今回の記事から現在業務で行っている福祉関係の知識と、行政書士としての知識を組み合わせ、福祉についての知識を記事にしていきたいと思います。福祉業務を専門としている行政書士は数がまだ少ないと聞いています。理由としては、福祉知識の難しさが挙げられています。
今回は障害福祉サービスの就労継続支援B型の開設するための必要な人員基準について説明します。令和6年度に報酬改定もされていますので確認していきましょう。
就労継続支援B型がどういった施設なのか興味がある方、今後就労継続支援B型の事業を行っていきたいと考えている方に参考にしてもらえたらと思います。
就労継続支援B型の人員配置基準
管理者
常勤1人。事務所の従業者及び業務の管理、その他の管理的業務を一元的に行います。管理業務に支障がない場合は他の職務の兼務が可能です。
サービス管理責任者
個別支援計画の作成、従事者に対する技術指導等のサービス内容の管理、他事業や関係機関との連絡調整等を行います。
- 利用者数60以下:1人以上
- 利用者数61以上:1人に、利用者数が60人を超えて40又はその端数を増すごとに1人を加えて得た数以上
職業指導員及び生活支援員
職業指導員は、障害をお持ちの方でも力が発揮できるように実際に一緒に仕事をしながら技術指導などを行います。
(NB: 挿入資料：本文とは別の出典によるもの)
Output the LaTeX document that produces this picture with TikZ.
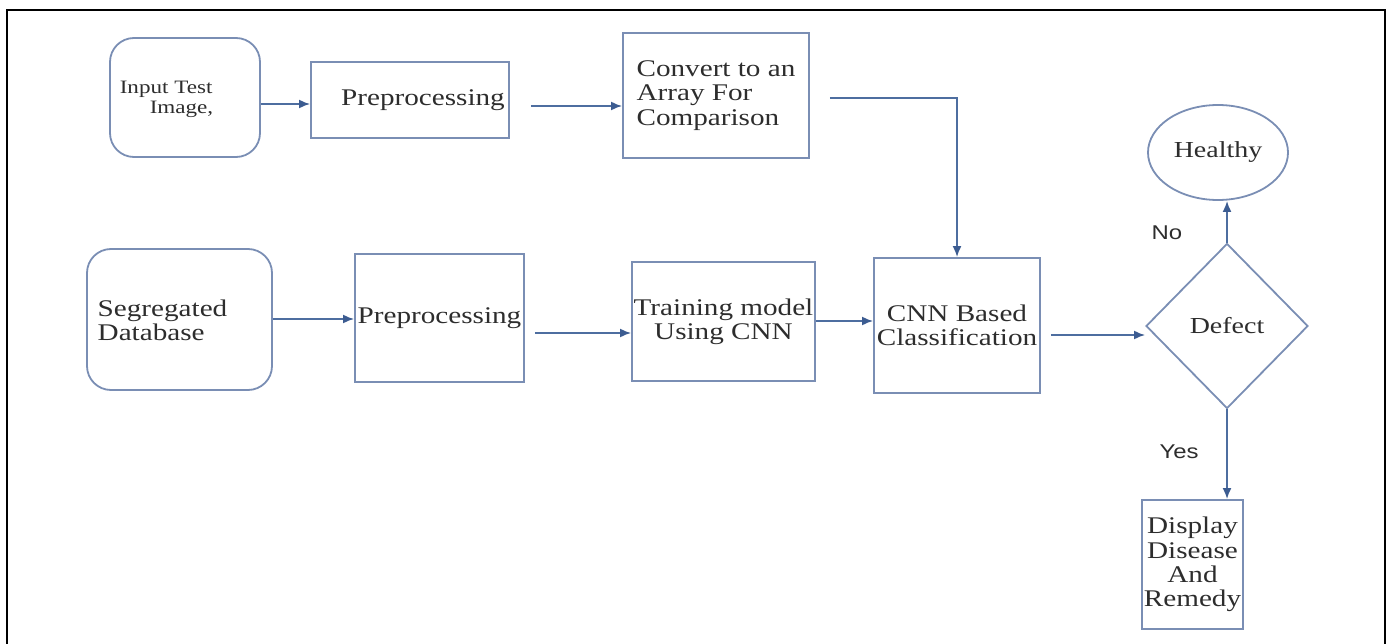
\documentclass[tikz,border=0pt]{standalone}
\usepackage{fontspec}
\setmainfont{Liberation Serif}[FakeStretch=1.22]
\newfontfamily\lblfont{Liberation Sans}[FakeStretch=1.2]
\usetikzlibrary{shapes.geometric,arrows.meta}
\definecolor{boxc}{RGB}{122,142,180}
\definecolor{arrc}{RGB}{78,110,160}
\definecolor{tipc}{RGB}{60,92,145}
\definecolor{txtc}{RGB}{45,45,45}
\begin{document}
\begin{tikzpicture}[x=1bp,y=-1bp,
  box/.style={draw=boxc,line width=1.8bp,rectangle,inner sep=0pt,text=txtc,
    font=\fontsize{24}{24.5}\selectfont,align=center},
  rbox/.style={box,rounded corners=24bp},
  txt/.style={inner sep=0pt,text=txtc,font=\fontsize{24}{24.5}\selectfont},
  arr/.style={draw=arrc,line width=1.9bp,-{Latex[length=11bp,width=9bp,color=tipc]}},
  lbl/.style={inner sep=0pt,text=txtc,font=\lblfont\fontsize{20}{22}\selectfont}]

\useasboundingbox (0,0) rectangle (1391,644);
\draw[line width=2.5bp] (7,650) -- (7,10) -- (1385,10) -- (1385,650);

% top row
\node[rbox,minimum width=150bp,minimum height=119bp] (in) at (185,97.5) {};
\node[inner sep=0pt,text=txtc,font=\fontsize{19}{20}\selectfont,align=left] (intxt) at (166.5,99) {Input Test\\\hspace*{30bp}Image,};
\node[box,minimum width=198bp,minimum height=76bp] (p1) at (410,100) {\hspace*{26bp}Preprocessing};
\node[box,minimum width=186bp,minimum height=125bp,align=left] (cv) at (716,95.5) {Convert to an\\Array For\\Comparison};

% middle row
\node[rbox,minimum width=185bp,minimum height=141bp] (seg) at (179.5,319.5) {};
\node[txt,align=left] (segtxt) at (162.5,320.5) {Segregated\\Database};
\node[box,minimum width=169bp,minimum height=128bp] (p2) at (439.5,318) {Preprocessing};
\node[box,minimum width=183bp,minimum height=119bp] (tr) at (723.5,321.5) {Training model\\Using CNN};
\node[box,minimum width=166bp,minimum height=135bp] (cnn) at (957,325.5) {CNN Based\\Classification};

% decision
\node[draw=boxc,line width=1.8bp,diamond,inner sep=0pt,minimum width=162bp,minimum height=165bp,text=txtc,font=\fontsize{23}{24}\selectfont] (def) at (1227,326) {Defect};
\node[draw=boxc,line width=1.8bp,ellipse,inner sep=0pt,minimum width=140bp,minimum height=95bp,text=txtc,font=\fontsize{23}{24}\selectfont] (hl) at (1218,152.5) {Healthy};
\node[box,minimum width=101bp,minimum height=129bp] (disp) at (1192.5,564.5) {Display\\Disease\\And\\Remedy};

\node[lbl] (no) at (1167,233) {No};
\node[lbl] (yes) at (1179,452) {Yes};

% connectors
\draw[arr] (in.east |- 0,104) -- (p1.west |- 0,104);
\draw[arr,shorten <=21bp] (p1.east |- 0,106) -- (cv.west |- 0,106);
\draw[arr,shorten <=20bp] (cv.east |- 0,98) -- (cnn.north |- 0,98) -- (cnn.north);
\draw[arr] (seg.east |- 0,319) -- (p2.west |- 0,319);
\draw[arr,shorten <=10bp] (p2.east |- 0,333) -- (tr.west |- 0,333);
\draw[arr] (tr.east |- 0,321) -- (cnn.west |- 0,321);
\draw[arr,shorten <=10bp] (cnn.east |- 0,335) -- (def.west |- 0,335);
\draw[arr] (def.north) -- (def.north |- hl.south);
\draw[arr] (def.south) -- (def.south |- disp.north);
\end{tikzpicture}
\end{document}
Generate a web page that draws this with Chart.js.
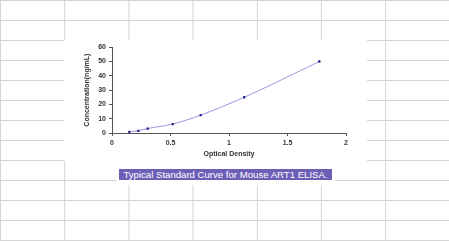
<!DOCTYPE html>
<html>
<head>
<meta charset="utf-8">
<script src="https://cdn.jsdelivr.net/npm/chart.js@4"></script>
<style>
  html, body {
    margin: 0;
    padding: 0;
  }
  body {
    width: 449px;
    height: 241px;
    position: relative;
    overflow: hidden;
    background-color: #fff;
    background-image:
      linear-gradient(to right, #d5d5d5 1px, transparent 1px),
      linear-gradient(to bottom, #d5d5d5 1px, transparent 1px);
    background-size: 64.2px 20px;
    font-family: "Liberation Sans", Arial, sans-serif;
  }
  #chart-box {
    position: absolute;
    left: 64px;
    top: 40px;
    width: 303px;
    height: 121px;
    background: #fff;
  }
  #caption-box {
    position: absolute;
    left: 117px;
    top: 161px;
    width: 218px;
    height: 24px;
    background: #fff;
  }
  #caption {
    position: absolute;
    left: 2px;
    top: 8px;
    width: 213px;
    height: 11px;
    background: #6c60b6;
    color: #fff;
    font-size: 9.6px;
    line-height: 11px;
    text-align: center;
    white-space: nowrap;
  }
</style>
</head>
<body>
<div id="chart-box">
  <canvas id="curve-chart" width="303" height="121"></canvas>
</div>
<div id="caption-box">
  <div id="caption">Typical Standard Curve for Mouse ART1 ELISA.</div>
</div>
<script>
  // standard points
  const opticalDensity = [0.148, 0.225, 0.305, 0.519, 0.758, 1.13, 1.772];
  const concentration = [0.78, 1.56, 3.12, 6.25, 12.5, 25, 50];
  const xTitle = "Optical Density";
  const yTitle = "Concentration(ng/mL)";

  const points = opticalDensity.map((od, i) => ({ x: od, y: concentration[i] }));

  const tickFont = { family: "Liberation Sans", size: 7, weight: "bold" };
  const textColor = "#333";

  const ctx = document.getElementById("curve-chart").getContext("2d");
  new Chart(ctx, {
    type: "scatter",
    data: {
      datasets: [
        {
          data: points,
          showLine: true,
          cubicInterpolationMode: "monotone",
          borderColor: "#9898de",
          borderWidth: 1,
          pointStyle: "rect",
          pointRadius: 1.6,
          pointBackgroundColor: "#24248f",
          pointBorderColor: "#24248f",
          pointBorderWidth: 0,
        },
      ],
    },
    options: {
      responsive: false,
      animation: false,
      layout: {
        padding: { top: 6, right: 21, left: 0, bottom: 0 },
      },
      plugins: {
        legend: { display: false },
        tooltip: { enabled: false },
      },
      scales: {
        x: {
          type: "linear",
          min: 0,
          max: 2,
          ticks: {
            stepSize: 0.5,
            font: tickFont,
            color: textColor,
            padding: 3,
            maxRotation: 0,
            callback: (v) => `${v}`,
          },
          grid: {
            drawOnChartArea: false,
            tickLength: 3,
            color: "#555",
          },
          border: { display: true, color: "#555", width: 1 },
          title: {
            display: true,
            text: xTitle,
            font: tickFont,
            color: textColor,
            padding: { top: 0, bottom: 3 },
          },
          afterFit: (scale) => {
            scale.height = 28;
          },
        },
        y: {
          type: "linear",
          min: 0,
          max: 60,
          ticks: {
            stepSize: 10,
            font: tickFont,
            color: textColor,
            padding: 3,
          },
          grid: {
            drawOnChartArea: false,
            tickLength: 3,
            color: "#555",
          },
          border: { display: true, color: "#555", width: 1 },
          title: {
            display: true,
            text: yTitle,
            font: tickFont,
            color: textColor,
            padding: { top: 19, bottom: 0 },
          },
          afterFit: (scale) => {
            scale.width = 48;
          },
        },
      },
    },
  });
</script>
</body>
</html>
生活支援員は、身の回りの支援から創作・生産活動まで、生活に密着しながら障がいをお持ちの方の自立をサポートします。
- 常勤換算で、利用者数を 6 or 7.5 or 10 で除した数以上
- 職業指導員 1人以上
- 生活支援員 1人以上
※職業指導員と生活支援員のうち1人以上は常勤であること。
人員配置と報酬算定
就労継続支援B型の人員配置には、「従業者配置6:1」「従業者配置7.5:1」「従業者配置10:1」の3パターンがあることを解説しましたが、これは「利用者数」に対しての「従業者数」が6:1の配置割合になるのか、7.5:1の配置割合になるか、10:1の配置割合になるかどうかの違いです。
そして、ここでいう「利用者数」は、原則として「前年度の平均利用者数」のことをいいます。ただ、新規で指定をとった場合は「前年度(前年4月1日~本年3月末日)」の実績がまだありませんので、「前年度」の実績ができるまでは、以下のような方法で「利用者数」を計算することになります。
- 指定時から6ヶ月未満の実績しかない
利用定員の90%
- 指定時から6ヶ月以上1年未満の実績ができた
直近6ヶ月間の「延利用者数」÷直近6ヶ月間の「開所日数」
- 指定時から1年以上の実績ができた
直近1年間の「延利用者数」÷直近1年間の「開所日数」
- 指定時から1年以上経過し、前年度(前年4月1日~本年3月31日)の実績ができた
前年度(前年4月1日~本年3月31日)の「延利用者数」÷前年度(前年4月1日~本年3月31日)の「開所日数」
以上のように、就労継続支援B型の人員配置では、「利用者数」を計算してから、職業指導員や生活支援員の人員配置を考えることになります。
令和6年度改訂された目標工賃達成指導
目標工賃達成指導員配置加算 45単位(定員20人以下)
新たに人員配置「6:1」の報酬体系が創設されたことにより、目標工賃達成指導員配置加算の要件が見直されました。
現行では、89単位ですので、約半分に引き下げられた形です。
目標工賃達成指導員配置加算の要件
① 目標工賃達成指導員を常勤換算で 1.0人以上配置
② 職業指導員+生活支援員の総数が常勤換算で 6:1以上
③ 職業指導員+生活支援員+目標工賃達成指導員の総数が常勤換算で 5:1以上
目標工賃達成加算【新設】 10単位/日
- 目標工賃達成指導員配置加算の対象となる B 型事業所が、各都道府県において作成される工賃向上計画に基づき、自らも工賃向上計画を作成するとともに、当該計画に掲げた工賃目標を達成した場合に加算されます。
現行の目標工賃達成指導員配置加算が、②が7.5:1以上でかつ③6:1以上の要件で報酬単価が89単位であることから、改定後は取得の要件が厳しくなり、報酬が約半分になります。
新設の目標工賃達成加算を算定できたとしても、-34単位となるため、この加算に関しては、厳しい見直しとなります。
まとめ
今回は就労継続支援B型の人員配置基準について説明しました。人員配置基準を満たさないと開設運営が出来ませんが、人件費との兼ね合いもあるためどのように配置し報酬単位をとっていくのかも重要になります。報酬単位と人員配置、人件費を含めて経営判断をしていきましょう。